Each cycle may feel incremental. Responsible. Even careful. But taken together, they form a quiet multiplier effect. Hours stack. Context resets. Momentum erodes. The work doesn’t just take longer—it gets more expensive every time it goes around the loop. This is why perfection at the cost of momentum is expensive. Not philosophically. Operationally.
None of this shows up cleanly on a spreadsheet. But it shows up everywhere else: delayed launches, rising internal costs, exhausted teams, and brands that require enormous effort to say very little. When these costs are named, the response is often a resigned, That’s just the way it is. But “the way it is” is simply what happens when systems are allowed to run on inertia instead of intention.
This isn’t about catching obvious errors
Reducing feedback cycles does not mean eliminating review altogether.
Catching a typo matters.
Flagging work that’s clearly off brief matters.
Correcting factual errors, accessibility issues, or brand violations matters.
That’s not the problem.
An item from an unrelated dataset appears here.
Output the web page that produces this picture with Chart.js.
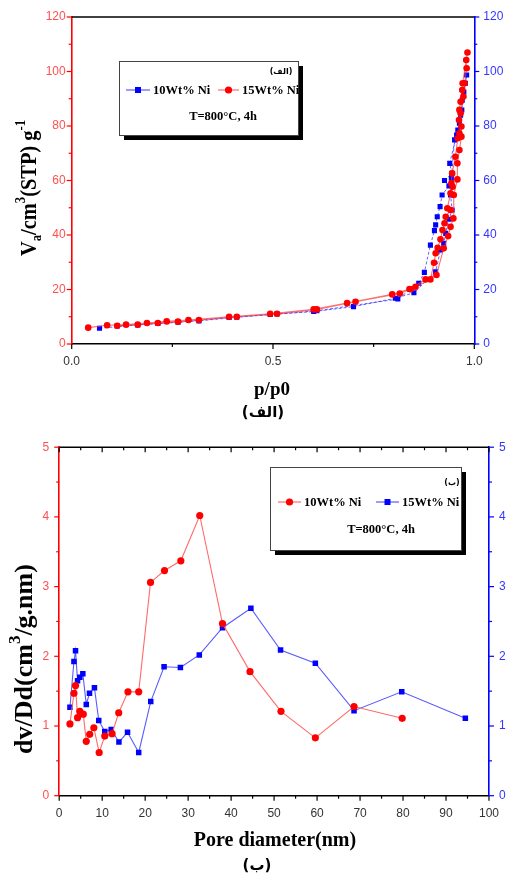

The problem is when feedback shifts from quality control to pixel policing, from clarity to preference, from direction to drift. Quality control has a clear finish line. Pixel policing does not.Once feedback loses its intention, no amount of iteration will ever feel sufficient, because the work isn’t converging on a decision. It’s orbiting unresolved uncertainty.
How creative teams become ambiguity sinks
When decisions aren’t made upstream, uncertainty flows downhill.
Unclear priorities.
Competing incentives.
Unresolved risk tolerance.
Vague definitions of success.
Rather than being resolved where they originate, these questions get worked out inside creative workflows. Each new version becomes a stand-in for a decision. Each round of feedback becomes another attempt to name what the organization hasn’t yet committed to. Over time, creative teams become organizational shock absorbers. They absorb ambiguity so the rest of the system doesn’t have to. Not because they volunteered, but because someone has to keep the work moving.
When everyone weighs in, no one decides
At the center of this dynamic is a structural failure organizations rarely confront directly:
When everyone is a stakeholder, no one is accountable.
Projects that require approval from dozens of people aren’t collaborative. They’re structurally unempowered. Without a clear decision owner, feedback proliferates. Opinions are offered without ownership. Concerns are raised without resolution. “Alignment” becomes a polite way of saying we haven’t decided yet. What looks like rigor is often just risk avoidance with better optics.
Why this feels unavoidable
This behavior didn’t appear out of nowhere.
Public rebrand failures.
Social media backlash.
Permanent digital scrutiny.
Screenshots that live forever.
In this environment, caution is understandable. Leaders want more eyes, more perspectives, more assurance that nothing will blow up on launch day. But caution has a failure mode.
When it turns into paralysis, risk doesn’t disappear, it gets displaced. And more often than not, it lands inside creative workflows, where feedback becomes the default response to unresolved fear.
Input is not authority
One distinction matters more than most organizations are willing to enforce:
Input is not authority
Consultation is not decision-making
Alignment is not consensus
Broad input can be valuable. But decisions must be narrow. Someone, or a small group, has to own the call. Without that boundary, feedback becomes infinite. There is always one more tweak, one more perspective, one more round “just to be safe.” The result isn’t better work. It’s safer, flatter work. Produced slowly, at great cost, and with diminishing returns.
This is a clarity problem
Creative teams don’t slow organizations down. Organizations slow themselves down inside creative workflows by deferring decisions and letting feedback absorb the consequences. The leaders who get this right don’t eliminate feedback. They anchor it. They make decisions early enough to give feedback a target. They create intention upstream so iteration can converge instead of spiral.
In a business world obsessed with efficiency, automation, and optimization, the most overlooked efficiency remains painfully simple: The cheapest thing a company can do is decide.
*This essay reflects patterns I’ve observed over time, across different organizations and roles, rather than any one engagement.